MATERIAL »
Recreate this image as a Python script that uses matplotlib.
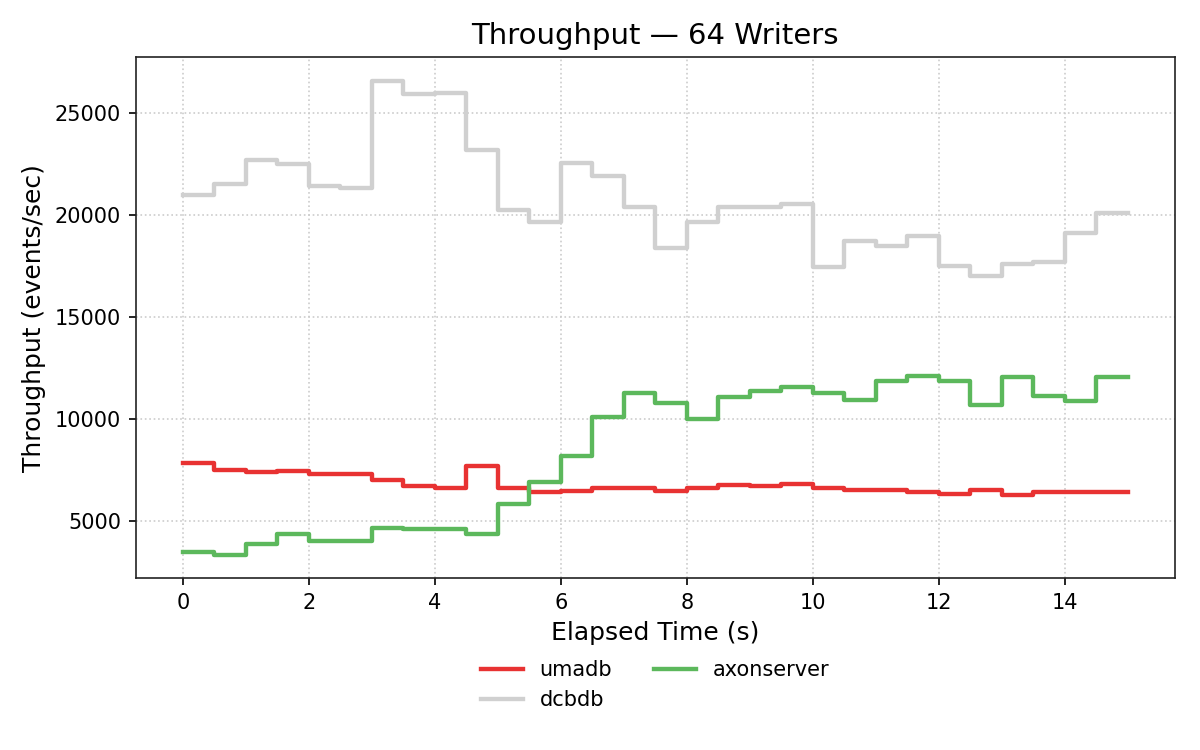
#!/usr/bin/env python
# coding: utf-8

# step plot of throughput per store, 64 writers

import numpy as np
import matplotlib
matplotlib.use("Agg")
import matplotlib.pyplot as plt

# elapsed time in seconds, sampled every 0.5 s
t = np.arange(0, 15.5, 0.5)

umadb = [7890, 7515, 7420, 7465, 7320, 7320, 7025, 6750, 6635, 7710,
         6635, 6440, 6490, 6635, 6635, 6490, 6635, 6780, 6730, 6830,
         6635, 6535, 6535, 6440, 6340, 6535, 6290, 6440, 6440, 6440, 6440]

dcbdb = [20980, 21550, 22730, 22500, 21420, 21340, 26600, 25965, 26000, 23200,
         20245, 19660, 22580, 21910, 20410, 18400, 19660, 20390, 20390, 20575,
         17450, 18725, 18480, 18970, 17500, 17010, 17600, 17700, 19120, 20130, 20130]

axonserver = [3500, 3380, 3890, 4395, 4035, 4035, 4675, 4625, 4625, 4380,
              5835, 6930, 8205, 10115, 11305, 10815, 10015, 11095, 11390, 11585,
              11305, 10950, 11880, 12125, 11880, 10705, 12075, 11145, 10900, 12075, 12075]

fig, ax = plt.subplots(figsize=(8, 5), dpi=150)

ax.step(t, umadb, where="post", color="#e83232", lw=2.1, label="umadb")
ax.step(t, dcbdb, where="post", color="#d0d0d0", lw=2.1, label="dcbdb")
ax.step(t, axonserver, where="post", color="#5cb85c", lw=2.1, label="axonserver")

ax.set_title("Throughput — 64 Writers", fontsize=14)
ax.set_xlabel("Elapsed Time (s)", fontsize=12)
ax.set_ylabel("Throughput (events/sec)", fontsize=12)
ax.grid(True, linestyle=":", color="#cccccc", linewidth=0.8)

for s in ax.spines.values():
    s.set_color("#222222")

ax.legend(loc="upper center", bbox_to_anchor=(0.5, -0.121), ncol=2,
          frameon=False, fontsize=10)

fig.subplots_adjust(left=0.113, right=0.979, top=0.924, bottom=0.229)
plt.savefig("out.png")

WHAT TO PRODUCE » Print, exactly as written, the lines above from the first one to the one containing "6440, 6440, 6440]". Leave out pictures.

SOLUTION FOR THIS EXERCISE »
Recreate this image as a Python script that uses matplotlib.
#!/usr/bin/env python
# coding: utf-8

# step plot of throughput per store, 64 writers

import numpy as np
import matplotlib
matplotlib.use("Agg")
import matplotlib.pyplot as plt

# elapsed time in seconds, sampled every 0.5 s
t = np.arange(0, 15.5, 0.5)

umadb = [7890, 7515, 7420, 7465, 7320, 7320, 7025, 6750, 6635, 7710,
         6635, 6440, 6490, 6635, 6635, 6490, 6635, 6780, 6730, 6830,
         6635, 6535, 6535, 6440, 6340, 6535, 6290, 6440, 6440, 6440, 6440]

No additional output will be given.